Radhika Gupta, Edelweiss’s Managing Director and CEO, discussed the significant changes in the taxation of mutual funds following the announcement of the Union Budget 2024.
She noted that previously, mutual funds were categorized differently for tax purposes: some were taxed as long-term or short-term, others were taxed at marginal rates, and some had indexation benefits. The new budget has simplified these categories, eliminating the concept of indexation.
Three Taxation Categories for Mutual Funds:
Gupta outlined the three new taxation categories:
- Equity Mutual Funds: Funds with more than 65% equity are now considered capital assets. They are taxed at 20% in the short term and 12.5% in the long term, with the long-term defined as holdings of more than one year.

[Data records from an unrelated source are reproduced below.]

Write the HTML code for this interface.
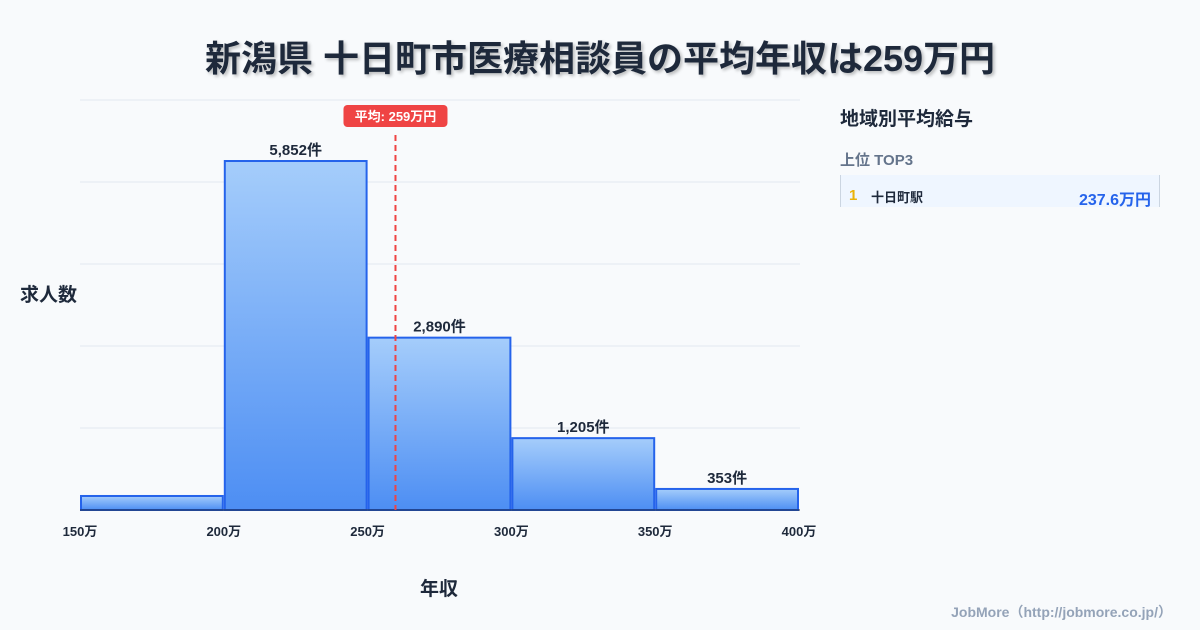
<!DOCTYPE html>
<html><head><meta charset="utf-8"><style>
body{margin:0;width:1200px;height:630px;background:#f8fafc;font-family:"Liberation Sans","Noto Sans CJK JP",sans-serif;overflow:hidden;position:relative}
.t{position:absolute}
</style></head><body>
<div class="t" style="left:0;width:1200px;top:30px;text-align:center;font-size:36px;font-weight:700;color:#1e293b;text-shadow:2px 2px 3px rgba(0,0,0,0.25)">新潟県 十日町市医療相談員の平均年収は259万円</div>
<svg id="chart" width="1200" height="630" style="position:absolute;left:0;top:0">
<defs><linearGradient id="g" x1="0" y1="0" x2="0" y2="1"><stop offset="0" stop-color="#a5cdfb"/><stop offset="1" stop-color="#4d8ef3"/></linearGradient></defs>
</svg>
<div class="t" style="left:20px;top:280px;font-size:19px;font-weight:700;color:#1e293b">求人数</div>
<div class="t" style="left:420px;top:574px;font-size:19px;font-weight:700;color:#1e293b">年収</div>
<div class="t" style="left:840px;top:104px;font-size:19px;font-weight:700;color:#1e293b">地域別平均給与</div>
<div class="t" style="left:840px;top:149px;font-size:15px;font-weight:700;color:#64748b">上位 TOP3</div>
<div class="t" style="left:840px;top:175px;width:320px;height:32px;background:#eff6ff;border-left:1px solid #cbd5e1;border-right:1px solid #cbd5e1;box-sizing:border-box">
<span style="position:absolute;left:8px;top:12px;font-size:15px;font-weight:700;color:#eab308">1</span>
<span style="position:absolute;left:30px;top:12px;font-size:13px;font-weight:700;color:#1e293b">十日町駅</span>
<span style="position:absolute;right:8px;top:11px;font-size:16px;font-weight:700;color:#2563eb">237.6万円</span></div>
<div class="t" style="right:28px;top:602px;font-size:14px;font-weight:700;color:#94a3b8">JobMore（http://jobmore.co.jp/）</div>
<script>
const binStarts=[150,200,250,300,350];
const binEnds=[200,250,300,350,400];
const counts=[235,5852,2890,1205,353];
const labels=["","5,852件","2,890件","1,205件","353件"];
const xTicks=[150,200,250,300,350,400];
const meanValue=259;
const yMax=6875;
const svg=document.getElementById('chart');
const NS='http://www.w3.org/2000/svg';
const X=v=>80+(v-150)*(719/250);
const Y=v=>510-v*(410/yMax);
function mk(t,a){const e=document.createElementNS(NS,t);for(const k in a)e.setAttribute(k,a[k]);svg.appendChild(e);return e;}
for(let i=0;i<=5;i++){const y=Y(yMax*i/5);const l=mk('line',{x1:80,x2:800,y1:y,y2:y,stroke:'#e2e8f0','stroke-width':1});

}
counts.forEach((c,i)=>{const x0=X(binStarts[i])+1,x1=X(binEnds[i])-1;
const r=mk('rect',{x:x0,y:Y(c),width:x1-x0,height:510-Y(c),fill:'url(#g)',stroke:'#2563eb','stroke-width':2});


if(labels[i]){const t=mk('text',{x:(x0+x1)/2,y:Y(c)-6,'text-anchor':'middle','font-size':15,'font-weight':700,fill:'#1e293b'});t.textContent=labels[i];

}});
const ax=mk('line',{x1:80,x2:800,y1:510,y2:510,stroke:'#1e293b','stroke-width':1});


xTicks.forEach(v=>{const t=mk('text',{x:X(v),y:536,'text-anchor':'middle','font-size':13,'font-weight':700,fill:'#1e293b'});t.textContent=v+'万';

});
const mx=X(meanValue)+2;
const ml=mk('line',{x1:mx,x2:mx,y1:135,y2:510,stroke:'#ef4444','stroke-width':2,'stroke-dasharray':'6,4'});


const mb=mk('rect',{x:mx-52,y:105,width:104,height:22,rx:4,fill:'#ef4444'});


const mt=mk('text',{x:mx,y:121,'text-anchor':'middle','font-size':13,'font-weight':700,fill:'#fff'});mt.textContent='平均: '+meanValue+'万円';


</script>
</body></html>
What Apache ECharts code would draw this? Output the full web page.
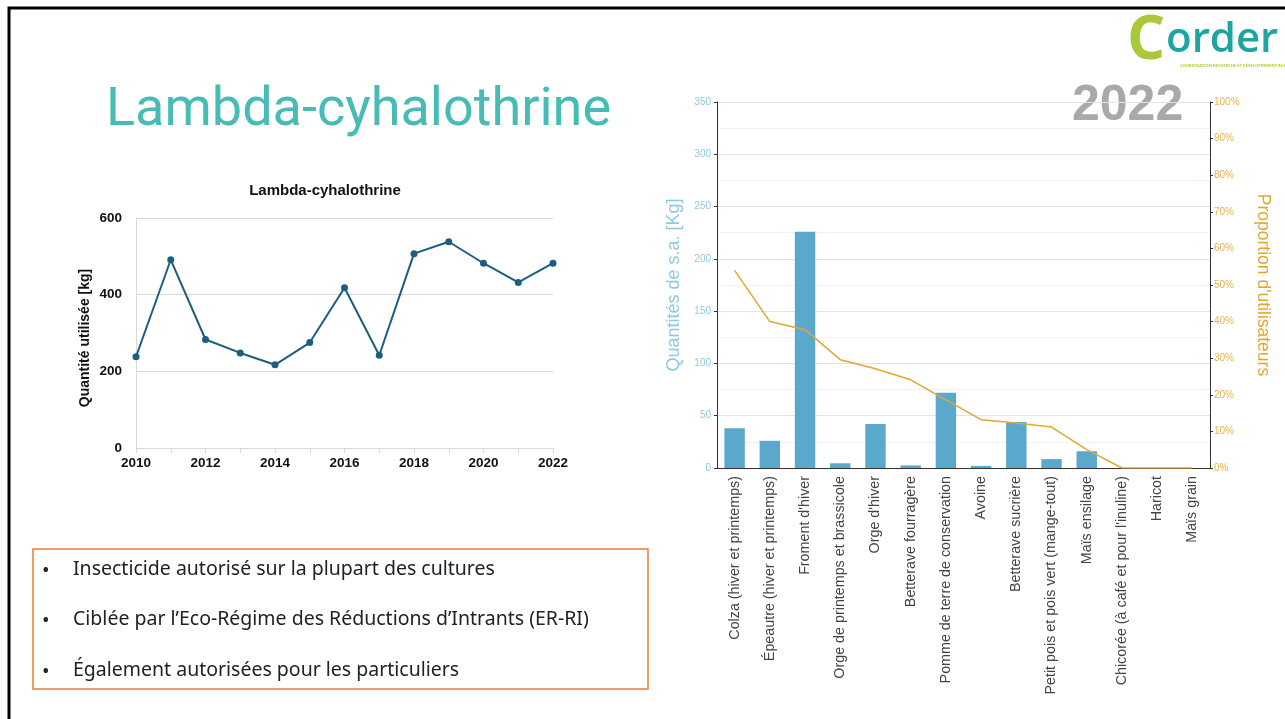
<!DOCTYPE html>
<html>
<head>
<meta charset="utf-8">
<script src="https://cdn.jsdelivr.net/npm/echarts@6/dist/echarts.min.js"></script>
<style>
  html, body { margin: 0; padding: 0; background: #fff; }
  #main { width: 1285px; height: 719px; }
</style>
</head>
<body>
<div id="main"></div>
<script>
// série annuelle (graphique de gauche)
var years = ['2010', '2011', '2012', '2013', '2014', '2015', '2016', '2017', '2018', '2019', '2020', '2021', '2022'];
var yearKg = [238, 491, 283, 248, 217, 275, 418, 242, 507, 538, 482, 432, 482];

// 2022 par culture (graphique de droite)
var crops = [
  'Colza (hiver et printemps)',
  'Épeautre (hiver et printemps)',
  "Froment d'hiver",
  'Orge de printemps et brassicole',
  "Orge d'hiver",
  'Betterave fourragère',
  'Pomme de terre de conservation',
  'Avoine',
  'Betterave sucrière',
  'Petit pois et pois vert (mange-tout)',
  'Maïs ensilage',
  "Chicorée (à café et pour l'inuline)",
  'Haricot',
  'Maïs grain'
];
var cropKg = [38, 26, 226, 4.5, 42, 2.5, 72, 2, 44, 8.5, 16, 0, 0, 0];
var cropUsers = [0.54, 0.40, 0.378, 0.296, 0.271, 0.241, 0.186, 0.132, 0.123, 0.112, 0.05, 0, 0, 0];

var bullets = [
  'Insecticide autorisé sur la plupart des cultures',
  "Ciblée par l\u2019Eco-Régime des Réductions d\u2019Intrants (ER-RI)",
  'Également autorisées pour les particuliers'
];

var chart = echarts.init(document.getElementById('main'));

var bulletGraphics = [];
bullets.forEach(function (b, i) {
  var y = 568 + i * 50.5;
  bulletGraphics.push({
    type: 'text', left: 42, top: y - 7,
    style: { text: '\u2022', font: '20px "Noto Sans"', fill: '#222' }
  });
  bulletGraphics.push({
    type: 'text', left: 73, top: y - 9,
    style: { text: b, font: '19.5px "Noto Sans"', fill: '#222' }
  });
});

chart.setOption({
  animation: false,
  title: {
    text: 'Lambda-cyhalothrine',
    left: 320, top: 178, textAlign: 'center',
    textStyle: { fontFamily: 'Liberation Sans', fontWeight: 'bold', fontSize: 15, color: '#111' }
  },
  graphic: [
    // cadre de la diapo
    { type: 'polyline', shape: { points: [[9, 719], [9, 8], [1285, 8]] }, style: { stroke: '#000', lineWidth: 3, fill: null } },
    { type: 'text', left: 106, top: 84,
      style: { text: 'Lambda-cyhalothrine', font: '54px Roboto', fill: '#47bcb4' } },
    // logo
    { type: 'text', left: 1127, top: 12, style: { text: 'C', font: 'bold 60px "Open Sans"', fill: '#a9c93a' } },
    { type: 'text', left: 1166, top: 19, style: { text: 'order', font: '600 42px "Open Sans"', fill: '#1ea5a0' } },
    { type: 'text', left: 1180, top: 64, style: { text: 'COORDINATION RECHERCHE ET DÉVELOPPEMENT RURAL', font: 'bold 4px "Noto Sans"', fill: '#b9c94a' } },
    { type: 'text', left: 1072, top: 81, style: { text: '2022', font: 'bold 50px "Liberation Sans"', fill: '#a9a9a9' } },
    // encadré
    { type: 'rect', shape: { x: 33, y: 549, width: 615, height: 140 }, style: { fill: null, stroke: '#ed7d31', lineWidth: 1.5 } }
  ].concat(bulletGraphics),
  grid: [
    { left: 136, top: 218, width: 417, height: 230 },
    { left: 717, top: 102, width: 493, height: 366 }
  ],
  xAxis: [
    {
      gridIndex: 0, type: 'category', data: years, boundaryGap: false,
      axisLine: { lineStyle: { color: '#d9d9d9' } },
      axisTick: { show: true, interval: 0, length: 5, lineStyle: { color: '#d9d9d9' } },
      axisLabel: { interval: 1, color: '#111', fontWeight: 'bold', fontSize: 13.5, fontFamily: 'Liberation Sans', margin: 8 }
    },
    {
      gridIndex: 1, type: 'category', data: crops,
      axisLine: { lineStyle: { color: '#333' } },
      axisTick: { show: false },
      axisLabel: { interval: 0, rotate: 90, color: '#444', fontSize: 14.3, fontFamily: 'Liberation Sans', margin: 8 }
    }
  ],
  yAxis: [
    {
      gridIndex: 0, type: 'value', min: 0, max: 600, interval: 200,
      name: 'Quantité utilisée [kg]', nameLocation: 'middle', nameGap: 44,
      nameTextStyle: { fontWeight: 'bold', fontSize: 14, color: '#111', fontFamily: 'Liberation Sans', padding: [0, 0, 0, -10] },
      axisLine: { show: true, lineStyle: { color: '#d9d9d9' } },
      axisLabel: { color: '#111', fontWeight: 'bold', fontSize: 13.5, fontFamily: 'Liberation Sans', margin: 14 },
      splitLine: { lineStyle: { color: '#d9d9d9' } }
    },
    {
      gridIndex: 1, type: 'value', min: 0, max: 350, interval: 50,
      name: 'Quantités de s.a. [Kg]', nameLocation: 'middle', nameGap: 34,
      nameTextStyle: { fontSize: 18, color: '#8ec9df', fontFamily: 'Liberation Sans' },
      axisLine: { show: true, lineStyle: { color: '#333' } },
      axisTick: { show: true, length: 3, lineStyle: { color: '#333' } },
      axisLabel: { color: '#8ec9df', fontSize: 10, fontFamily: 'Liberation Sans', margin: 6 },
      splitLine: { lineStyle: { color: '#e3e3e3' } },
      minorTick: { show: false, splitNumber: 2 },
      minorSplitLine: { show: true, lineStyle: { color: '#f2f2f2' } }
    },
    {
      gridIndex: 1, type: 'value', min: 0, max: 1, interval: 0.1, position: 'right',
      name: "Proportion d'utilisateurs", nameLocation: 'middle', nameGap: 44, nameRotate: -90,
      nameTextStyle: { fontSize: 17.5, color: '#e0a830', fontFamily: 'Liberation Sans' },
      axisLine: { show: true, lineStyle: { color: '#333' } },
      axisTick: { show: true, inside: false, length: 3, lineStyle: { color: '#333' } },
      axisLabel: {
        color: '#e8b24a', fontSize: 10, fontFamily: 'Liberation Sans', margin: 4,
        formatter: function (v) { return Math.round(v * 100) + '%'; }
      },
      splitLine: { show: false }
    }
  ],
  series: [
    {
      type: 'line', xAxisIndex: 0, yAxisIndex: 0, data: yearKg,
      symbol: 'circle', symbolSize: 7,
      lineStyle: { color: '#1b5e80', width: 2 },
      itemStyle: { color: '#1b5e80' }
    },
    {
      type: 'bar', xAxisIndex: 1, yAxisIndex: 1, data: cropKg,
      barWidth: '58%', itemStyle: { color: '#5aa8cb' }
    },
    {
      type: 'line', xAxisIndex: 1, yAxisIndex: 2, data: cropUsers,
      symbol: 'none', lineStyle: { color: '#e0a830', width: 1.5 }
    }
  ]
});
</script>
</body>
</html>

- Debt Mutual Funds: Funds holding more than 65% in debt securities are taxed at the marginal rate, with no distinction between short-term and long-term capital gains.
- Other Mutual Funds: This category includes funds that do not fit into the first two categories, such as gold index funds, gold ETFs, funds of funds investing in equity or international funds, and conservative hybrid or hybrid funds. These are taxed at the marginal rate in the short term and 12.5% in the long term, with the long-term defined as holdings of more than two years.
Radhika Gupta about the Impact of the Union Budget on Mutual Funds:
Radhika Gupta emphasized that while last year’s second category remains unchanged, the third category offers a “material benefit” for long-term investors.
Instead of the marginal rate of taxation, long-term investors now face a capital gains tax rate of 12.5% for investments held for more than two years.